Paper Title
Investigations On Mesh Discretization Error In Fem Based Structural Analysis Using Ansys

Abstract
The current investigation focuses on error inherent in the FE model and mesh discretization error which creeps into the FE solution as a result of the interpolation of the field derivative values at the nodes. The error in stress at each node is integrated over the entire volume of the element and the error so calculated is energy error for the element. The corresponding error in energy norm reduces as we go on increasing the mesh density in the region having high stress concentration. Mesh convergence study was conducted on different features and loading conditions encountered in a typical commercial aircraft engine with increasing order of complexity. Accordingly simple model 3D turbine Disk rim is considered for the above studies.
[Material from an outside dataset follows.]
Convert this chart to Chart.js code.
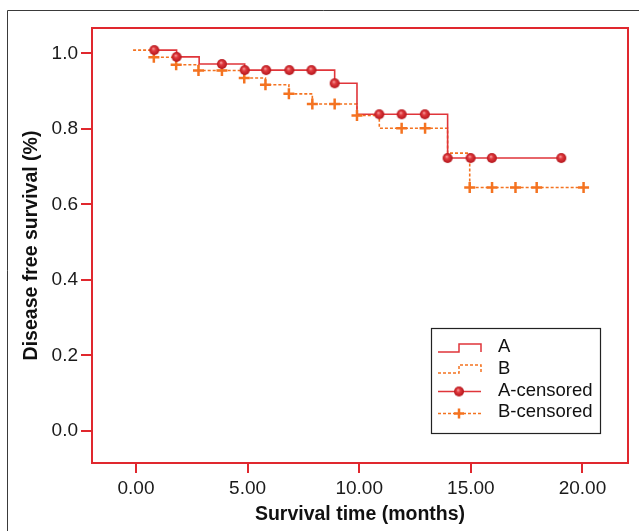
<!DOCTYPE html>
<html>
<head>
<meta charset="utf-8">
<script src="https://cdn.jsdelivr.net/npm/chart.js@4/dist/chart.umd.min.js"></script>
<style>
  html, body { margin: 0; padding: 0; background: #fff; }
  #wrap { position: relative; width: 639px; height: 531px; }
</style>
</head>
<body>
<div id="wrap"><canvas id="c" width="639" height="531"></canvas></div>
<script>
// ---- data ----
const aTimes = [0.82, 1.82, 2.83, 4.87, 8.9, 9.9, 13.96, 19.05];
const aSurv  = [1.009, 0.991, 0.972, 0.956, 0.921, 0.839, 0.723, 0.723];

const bTimes = [-0.13, 0.8, 1.8, 2.8, 4.85, 5.8, 6.85, 7.9, 9.9, 10.9, 13.96, 14.95, 20.05];
const bSurv  = [1.009, 0.990, 0.970, 0.955, 0.935, 0.917, 0.893, 0.866, 0.836, 0.802, 0.736, 0.645, 0.645];

const aCensTimes = [0.82, 1.82, 3.85, 4.87, 5.83, 6.87, 7.86, 8.9, 10.9, 11.9, 12.94, 13.96, 14.99, 15.94, 19.05];
const aCensSurv  = [1.009, 0.991, 0.972, 0.956, 0.956, 0.956, 0.956, 0.921, 0.839, 0.839, 0.839, 0.723, 0.723, 0.723, 0.723];

const bCensTimes = [0.8, 1.8, 2.8, 3.85, 4.85, 5.8, 6.85, 7.9, 8.9, 9.9, 11.9, 12.95, 14.95, 15.95, 17.0, 17.95, 20.05];
const bCensSurv  = [0.990, 0.970, 0.955, 0.955, 0.935, 0.917, 0.893, 0.866, 0.866, 0.836, 0.802, 0.802, 0.645, 0.645, 0.645, 0.645, 0.645];

const xTickValues = [0, 5, 10, 15, 20];
const yTickValues = [0, 0.2, 0.4, 0.6, 0.8, 1.0];
const seriesLabels = ['A', 'B', 'A-censored', 'B-censored'];
const xTitle = 'Survival time (months)';
const yTitle = 'Disease free survival (%)';

// ---- styling ----
const RED = '#e0353a';
const FRAME = '#e0282e';
const ORANGE = '#f47321';
const FONT = "'Liberation Sans', Arial, sans-serif";

function toXY(xs, ys) { return xs.map((x, i) => ({ x: x, y: ys[i] })); }

// sphere-like marker for A-censored
function makeSphere(r) {
  const s = Math.ceil(r * 2 + 2);
  const cv = document.createElement('canvas');
  cv.width = s; cv.height = s;
  const g = cv.getContext('2d');
  const c = s / 2;
  const grad = g.createRadialGradient(c - r * 0.2, c - r * 0.3, 0.3, c, c, r);
  grad.addColorStop(0, '#f59a9a');
  grad.addColorStop(0.35, '#e03a3e');
  grad.addColorStop(1, '#b3151b');
  g.fillStyle = grad;
  g.beginPath(); g.arc(c, c, r, 0, Math.PI * 2); g.fill();
  return cv;
}
const sphere = makeSphere(5);

const framePlugin = {
  id: 'frame',
  beforeDraw(chart) {
    const ctx = chart.ctx;
    ctx.save();
    ctx.fillStyle = '#fff';
    ctx.fillRect(0, 0, chart.width, chart.height);
    ctx.strokeStyle = '#3a3a3a';
    ctx.lineWidth = 1;
    ctx.beginPath();
    ctx.moveTo(7.5, chart.height);
    ctx.lineTo(7.5, 10.5);
    ctx.lineTo(chart.width, 10.5);
    ctx.stroke();
    ctx.restore();
  },
  beforeDatasetsDraw(chart) {
    const a = chart.chartArea;
    const ctx = chart.ctx;
    ctx.save();
    ctx.strokeStyle = FRAME;
    ctx.lineWidth = 2;
    ctx.strokeRect(a.left, a.top, a.right - a.left, a.bottom - a.top);
    ctx.restore();
  }
};

const legendPlugin = {
  id: 'customLegend',
  afterDraw(chart) {
    const ctx = chart.ctx;
    ctx.save();
    const bx = 431.5, by = 328.5, bw = 169, bh = 105;
    ctx.fillStyle = '#fff';
    ctx.fillRect(bx, by, bw, bh);
    ctx.strokeStyle = '#222';
    ctx.lineWidth = 1.2;
    ctx.strokeRect(bx, by, bw, bh);

    const x0 = 438, xm = 459, x1 = 481;
    // A step glyph
    ctx.lineWidth = 1.5;
    ctx.strokeStyle = RED;
    ctx.setLineDash([]);
    ctx.beginPath();
    ctx.moveTo(x0, 352); ctx.lineTo(xm, 352); ctx.lineTo(xm, 344); ctx.lineTo(x1, 344); ctx.lineTo(x1, 352);
    ctx.stroke();
    // B step glyph
    ctx.strokeStyle = ORANGE;
    ctx.setLineDash([3, 2]);
    ctx.beginPath();
    ctx.moveTo(x0, 373); ctx.lineTo(xm, 373); ctx.lineTo(xm, 365); ctx.lineTo(x1, 365); ctx.lineTo(x1, 373);
    ctx.stroke();
    // A-censored
    ctx.setLineDash([]);
    ctx.strokeStyle = RED;
    ctx.beginPath(); ctx.moveTo(x0, 391.5); ctx.lineTo(x1, 391.5); ctx.stroke();
    ctx.drawImage(sphere, xm - sphere.width / 2, 391.5 - sphere.height / 2);
    // B-censored
    ctx.strokeStyle = ORANGE;
    ctx.setLineDash([3, 2]);
    ctx.beginPath(); ctx.moveTo(x0, 413.5); ctx.lineTo(x1, 413.5); ctx.stroke();
    ctx.setLineDash([]);
    ctx.lineWidth = 2.5;
    ctx.beginPath();
    ctx.moveTo(xm - 5, 413.5); ctx.lineTo(xm + 5, 413.5);
    ctx.moveTo(xm, 408.5); ctx.lineTo(xm, 418.5);
    ctx.stroke();

    // text
    ctx.fillStyle = '#111';
    ctx.font = '18.5px ' + FONT;
    ctx.textBaseline = 'middle';
    ctx.textAlign = 'left';
    const ys = [347, 369, 391, 412];
    seriesLabels.forEach((t, i) => ctx.fillText(t, 498, ys[i]));
    ctx.restore();
  }
};

const chart = new Chart(document.getElementById('c'), {
  type: 'scatter',
  data: {
    datasets: [
      {
        label: seriesLabels[2],
        data: toXY(aCensTimes, aCensSurv),
        showLine: false,
        pointStyle: sphere,
        pointRadius: 5,
        order: 0
      },
      {
        label: seriesLabels[3],
        data: toXY(bCensTimes, bCensSurv),
        showLine: false,
        pointStyle: 'cross',
        pointRadius: 5.5,
        pointBorderWidth: 2.5,
        pointBorderColor: ORANGE,
        pointBackgroundColor: ORANGE,
        order: 1
      },
      {
        label: seriesLabels[0],
        data: toXY(aTimes, aSurv),
        showLine: true,
        stepped: 'before',
        borderColor: RED,
        borderWidth: 1.6,
        pointRadius: 0,
        fill: false,
        order: 2
      },
      {
        label: seriesLabels[1],
        data: toXY(bTimes, bSurv),
        showLine: true,
        stepped: 'before',
        borderColor: ORANGE,
        borderWidth: 1.6,
        borderDash: [3, 2],
        pointRadius: 0,
        fill: false,
        order: 3
      }
    ]
  },
  options: {
    responsive: false,
    animation: false,
    events: [],
    layout: { padding: { top: 28, right: 11, left: 0, bottom: 0 } },
    plugins: {
      legend: { display: false },
      tooltip: { enabled: false }
    },
    scales: {
      x: {
        type: 'linear',
        min: -1.97,
        max: 22.04,
        afterBuildTicks(scale) { scale.ticks = xTickValues.map(v => ({ value: v })); },
        afterFit(scale) { scale.height = 68; },
        ticks: {
          font: { family: FONT, size: 19 },
          color: '#1a1a1a',
          padding: 4,
          autoSkip: false,
          maxRotation: 0,
          callback: v => Number(v).toFixed(2)
        },
        grid: {
          display: true,
          drawOnChartArea: false,
          drawTicks: true,
          tickLength: 10,
          color: FRAME,
          lineWidth: 2
        },
        border: { display: true, color: FRAME, width: 2 },
        title: {
          display: true,
          text: xTitle,
          font: { family: FONT, size: 19.5, weight: 'bold' },
          color: '#111',
          padding: { top: 5, bottom: 5 }
        }
      },
      y: {
        type: 'linear',
        min: -0.0848,
        max: 1.0675,
        afterBuildTicks(scale) { scale.ticks = yTickValues.map(v => ({ value: v })); },
        afterFit(scale) { scale.width = 92; },
        ticks: {
          font: { family: FONT, size: 19 },
          color: '#1a1a1a',
          padding: 3,
          autoSkip: false,
          callback: v => Number(v).toFixed(1)
        },
        grid: {
          display: true,
          drawOnChartArea: false,
          drawTicks: true,
          tickLength: 11,
          color: FRAME,
          lineWidth: 2
        },
        border: { display: true, color: FRAME, width: 2 },
        title: {
          display: true,
          text: yTitle,
          font: { family: FONT, size: 19.5, weight: 'bold' },
          color: '#111',
          padding: { top: 20, bottom: 20 }
        }
      }
    }
  },
  plugins: [framePlugin, legendPlugin]
});
</script>
</body>
</html>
FE analysis considering multiple iterations by gradually increasing the mesh size was performed on each of the above models and the results were analyzed for observing a trend in the convergence along with the associated error in the solution. The effect of varying geometry was also studied. Results showed that the energy error norm was consistent with the peak stress values and was found to within certain percentage band for the typical features considered for our case studies. Thus shows that the methodology adopted helps in understanding the behavior of energy error corresponding to the peak stress values and the energy error norm can be incorporated as a criterion to test the convergence of the solution. Based on all the case studies carried out it was found that the normalized percentage error in energy was found to be within 6% to 8% for the converged solution.